Transcribe all of the data exactly. Omit the pictures.
## BEGIN DATA SHOWN
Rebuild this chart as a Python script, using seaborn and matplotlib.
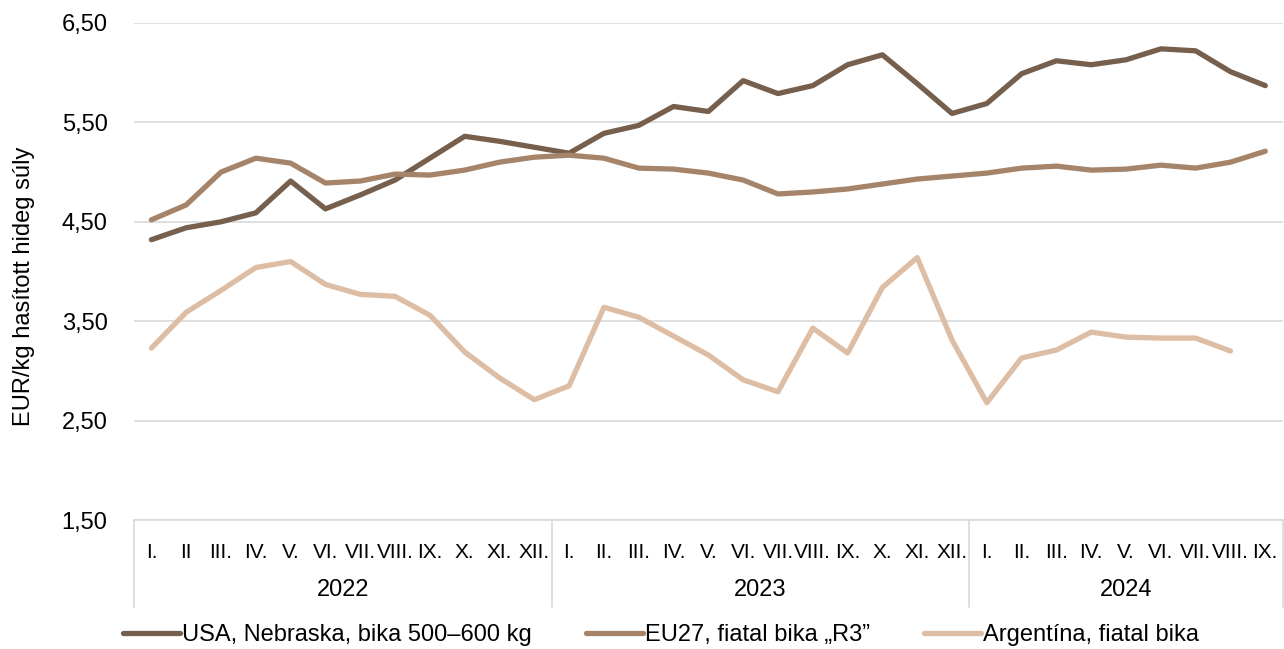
import matplotlib
matplotlib.use('Agg')
import matplotlib.pyplot as plt
import matplotlib.transforms as mtransforms
import numpy as np
import pandas as pd
import seaborn as sns

# data
months_2022 = ['I.', 'II', 'III.', 'IV.', 'V.', 'VI.', 'VII.', 'VIII.', 'IX.', 'X.', 'XI.', 'XII.']
months_2023 = ['I.', 'II.', 'III.', 'IV.', 'V.', 'VI.', 'VII.', 'VIII.', 'IX.', 'X.', 'XI.', 'XII.']
months_2024 = ['I.', 'II.', 'III.', 'IV.', 'V.', 'VI.', 'VII.', 'VIII.', 'IX.']
years = ['2022', '2023', '2024']

usa = [4.32, 4.44, 4.50, 4.59, 4.91, 4.63, 4.77, 4.92, 5.14, 5.36, 5.31, 5.25,
       5.19, 5.39, 5.47, 5.66, 5.61, 5.92, 5.79, 5.87, 6.08, 6.18, 5.89, 5.59,
       5.69, 5.99, 6.12, 6.08, 6.13, 6.24, 6.22, 6.01, 5.87]
eu27 = [4.52, 4.67, 5.00, 5.14, 5.09, 4.89, 4.91, 4.98, 4.97, 5.02, 5.10, 5.15,
        5.17, 5.14, 5.04, 5.03, 4.99, 4.92, 4.78, 4.80, 4.83, 4.88, 4.93, 4.96,
        4.99, 5.04, 5.06, 5.02, 5.03, 5.07, 5.04, 5.10, 5.21]
argentina = [3.23, 3.59, 3.81, 4.04, 4.10, 3.87, 3.77, 3.75, 3.56, 3.19, 2.93, 2.71,
             2.85, 3.64, 3.54, 3.35, 3.16, 2.91, 2.79, 3.43, 3.18, 3.84, 4.14, 3.31,
             2.68, 3.13, 3.21, 3.39, 3.34, 3.33, 3.33, 3.20, np.nan]

series_names = ['USA, Nebraska, bika 500–600 kg', 'EU27, fiatal bika „R3”', 'Argentína, fiatal bika']
colors = ['#76604D', '#A5846A', '#DDBDA4']

months = months_2022 + months_2023 + months_2024
year_sizes = [len(months_2022), len(months_2023), len(months_2024)]
n = len(months)

df = pd.DataFrame({
    'idx': list(range(n)) * 3,
    'value': usa + eu27 + argentina,
    'series': [series_names[0]] * n + [series_names[1]] * n + [series_names[2]] * n,
})

sns.set_style('white')
plt.rcParams['font.family'] = ['Liberation Sans', 'DejaVu Sans']
plt.rcParams['text.color'] = 'black'
plt.rcParams['axes.labelcolor'] = 'black'
plt.rcParams['ytick.color'] = 'black'
fs = 17

fig = plt.figure(figsize=(12.84, 6.49), dpi=100)
ax = fig.add_axes([134 / 1284, 1 - 520 / 649, 1 - 134 / 1284 - 0.001, (520 - 23) / 649])

sns.lineplot(data=df, x='idx', y='value', hue='series', palette=colors,
             hue_order=series_names, linewidth=3.8, ax=ax, legend=False,
             solid_capstyle='round', solid_joinstyle='round')

ax.set_xlim(-0.5, n - 0.5)
ax.set_ylim(1.5, 6.5)
yticks = [1.5, 2.5, 3.5, 4.5, 5.5, 6.5]
ax.set_yticks(yticks)
ax.set_yticklabels([f'{v:.2f}'.replace('.', ',') for v in yticks], fontsize=fs)
ax.yaxis.grid(True, color='#D9D9D9', linewidth=1.2)
ax.set_axisbelow(True)
ax.tick_params(axis='y', length=0, pad=19)
for s in ['top', 'right', 'left']:
    ax.spines[s].set_visible(False)
ax.spines['bottom'].set_color('#D9D9D9')
ax.spines['bottom'].set_linewidth(1.2)

ax.set_xticks([])
ax.set_xlabel('')
ax.set_ylabel('EUR/kg hasított hideg súly', fontsize=fs)
ax.yaxis.set_label_coords(-0.086, 0.47)

# two-level category axis (month labels a bit smaller so they don't collide)
trans = mtransforms.blended_transform_factory(ax.transData, ax.transAxes)
for i, m in enumerate(months):
    ax.text(i, -0.066, m, transform=trans, ha='center', va='center', fontsize=15)
start = 0
bounds = [-0.5]
for y, size in zip(years, year_sizes):
    mid = start + (size - 1) / 2
    ax.text(mid, -0.14, y, transform=trans, ha='center', va='center', fontsize=fs)
    start += size
    bounds.append(start - 0.5)
for b in bounds:
    ax.plot([b, b], [0, -0.175], transform=trans, color='#D9D9D9', linewidth=1.2, clip_on=False)

handles = [plt.Line2D([], [], color=c, linewidth=3.8, solid_capstyle='round') for c in colors]
fig.legend(handles, series_names, loc='center', bbox_to_anchor=(0.515, 1 - 635 / 649),
           ncol=3, frameon=False, fontsize=fs, handlelength=2.4, handletextpad=0.1,
           columnspacing=2.3)

fig.savefig('out.png', dpi=100)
## END DATA SHOWN
_ANSWER TO THE TASK_
Rebuild this chart as a Python script, using seaborn and matplotlib.
import matplotlib
matplotlib.use('Agg')
import matplotlib.pyplot as plt
import matplotlib.transforms as mtransforms
import numpy as np
import pandas as pd
import seaborn as sns

# data
months_2022 = ['I.', 'II', 'III.', 'IV.', 'V.', 'VI.', 'VII.', 'VIII.', 'IX.', 'X.', 'XI.', 'XII.']
months_2023 = ['I.', 'II.', 'III.', 'IV.', 'V.', 'VI.', 'VII.', 'VIII.', 'IX.', 'X.', 'XI.', 'XII.']
months_2024 = ['I.', 'II.', 'III.', 'IV.', 'V.', 'VI.', 'VII.', 'VIII.', 'IX.']
years = ['2022', '2023', '2024']

usa = [4.32, 4.44, 4.50, 4.59, 4.91, 4.63, 4.77, 4.92, 5.14, 5.36, 5.31, 5.25,
       5.19, 5.39, 5.47, 5.66, 5.61, 5.92, 5.79, 5.87, 6.08, 6.18, 5.89, 5.59,
       5.69, 5.99, 6.12, 6.08, 6.13, 6.24, 6.22, 6.01, 5.87]
eu27 = [4.52, 4.67, 5.00, 5.14, 5.09, 4.89, 4.91, 4.98, 4.97, 5.02, 5.10, 5.15,
        5.17, 5.14, 5.04, 5.03, 4.99, 4.92, 4.78, 4.80, 4.83, 4.88, 4.93, 4.96,
        4.99, 5.04, 5.06, 5.02, 5.03, 5.07, 5.04, 5.10, 5.21]
argentina = [3.23, 3.59, 3.81, 4.04, 4.10, 3.87, 3.77, 3.75, 3.56, 3.19, 2.93, 2.71,
             2.85, 3.64, 3.54, 3.35, 3.16, 2.91, 2.79, 3.43, 3.18, 3.84, 4.14, 3.31,
             2.68, 3.13, 3.21, 3.39, 3.34, 3.33, 3.33, 3.20, np.nan]

series_names = ['USA, Nebraska, bika 500–600 kg', 'EU27, fiatal bika „R3”', 'Argentína, fiatal bika']
colors = ['#76604D', '#A5846A', '#DDBDA4']

months = months_2022 + months_2023 + months_2024
year_sizes = [len(months_2022), len(months_2023), len(months_2024)]
n = len(months)

df = pd.DataFrame({
    'idx': list(range(n)) * 3,
    'value': usa + eu27 + argentina,
    'series': [series_names[0]] * n + [series_names[1]] * n + [series_names[2]] * n,
})

sns.set_style('white')
plt.rcParams['font.family'] = ['Liberation Sans', 'DejaVu Sans']
plt.rcParams['text.color'] = 'black'
plt.rcParams['axes.labelcolor'] = 'black'
plt.rcParams['ytick.color'] = 'black'
fs = 17

fig = plt.figure(figsize=(12.84, 6.49), dpi=100)
ax = fig.add_axes([134 / 1284, 1 - 520 / 649, 1 - 134 / 1284 - 0.001, (520 - 23) / 649])

sns.lineplot(data=df, x='idx', y='value', hue='series', palette=colors,
             hue_order=series_names, linewidth=3.8, ax=ax, legend=False,
             solid_capstyle='round', solid_joinstyle='round')

ax.set_xlim(-0.5, n - 0.5)
ax.set_ylim(1.5, 6.5)
yticks = [1.5, 2.5, 3.5, 4.5, 5.5, 6.5]
ax.set_yticks(yticks)
ax.set_yticklabels([f'{v:.2f}'.replace('.', ',') for v in yticks], fontsize=fs)
ax.yaxis.grid(True, color='#D9D9D9', linewidth=1.2)
ax.set_axisbelow(True)
ax.tick_params(axis='y', length=0, pad=19)
for s in ['top', 'right', 'left']:
    ax.spines[s].set_visible(False)
ax.spines['bottom'].set_color('#D9D9D9')
ax.spines['bottom'].set_linewidth(1.2)

ax.set_xticks([])
ax.set_xlabel('')
ax.set_ylabel('EUR/kg hasított hideg súly', fontsize=fs)
ax.yaxis.set_label_coords(-0.086, 0.47)

# two-level category axis (month labels a bit smaller so they don't collide)
trans = mtransforms.blended_transform_factory(ax.transData, ax.transAxes)
for i, m in enumerate(months):
    ax.text(i, -0.066, m, transform=trans, ha='center', va='center', fontsize=15)
start = 0
bounds = [-0.5]
for y, size in zip(years, year_sizes):
    mid = start + (size - 1) / 2
    ax.text(mid, -0.14, y, transform=trans, ha='center', va='center', fontsize=fs)
    start += size
    bounds.append(start - 0.5)
for b in bounds:
    ax.plot([b, b], [0, -0.175], transform=trans, color='#D9D9D9', linewidth=1.2, clip_on=False)

handles = [plt.Line2D([], [], color=c, linewidth=3.8, solid_capstyle='round') for c in colors]
fig.legend(handles, series_names, loc='center', bbox_to_anchor=(0.515, 1 - 635 / 649),
           ncol=3, frameon=False, fontsize=fs, handlelength=2.4, handletextpad=0.1,
           columnspacing=2.3)

fig.savefig('out.png', dpi=100)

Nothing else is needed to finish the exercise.